HounganAtLarge · August 19, 2020, 3:07am

78 Gnomes.
5 Vault keys.
0 Epic keys.

Sytro · August 20, 2020, 7:26am

Just one suggestion on the topic.

Vault week probably increased the drop rate of vault keys, but did not incease drop rate of epic vault keys.

Don’t remember the multipliers (for getting a vault key during vault event), but it might be that we’re looking for a much lower ratio of EVK vs VK than 1:10 on Vault weeks. Maybe 1:30 or even lower ?

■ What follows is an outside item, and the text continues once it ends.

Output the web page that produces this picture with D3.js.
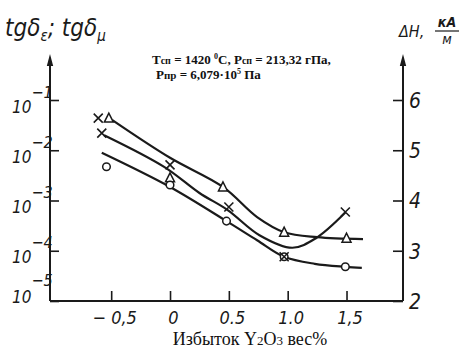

Planet13 · August 20, 2020, 1:13pm

Thank you Dust_Angel

Mithran · September 8, 2020, 9:32pm

With another Vault event fast approaching, it would be great if we could get some people stating ahead of time their willingness to record and post data so we can a) eliminate as much sampling bias as possible and b) see if the trend from last month holds.

covertmuffin123 · September 8, 2020, 9:38pm

I plan to do this, and was going to make a thread asking people to precommit to recording data. I guess we could just do it here.

Since gnomes are automatically tracked by the game, we really just need people to record keys/epic keys. Total battles doesn’t seem relevant because the gnome rate itself isn’t in question.

Fleg · September 8, 2020, 11:40pm

Imho it’s already confirmed that it’s not 10% from the above data collections. If the coming weekend shows droprate more in line to what we expect then for sure it means a stealth fix from the devs with no admittance of error in 1st vault event of course.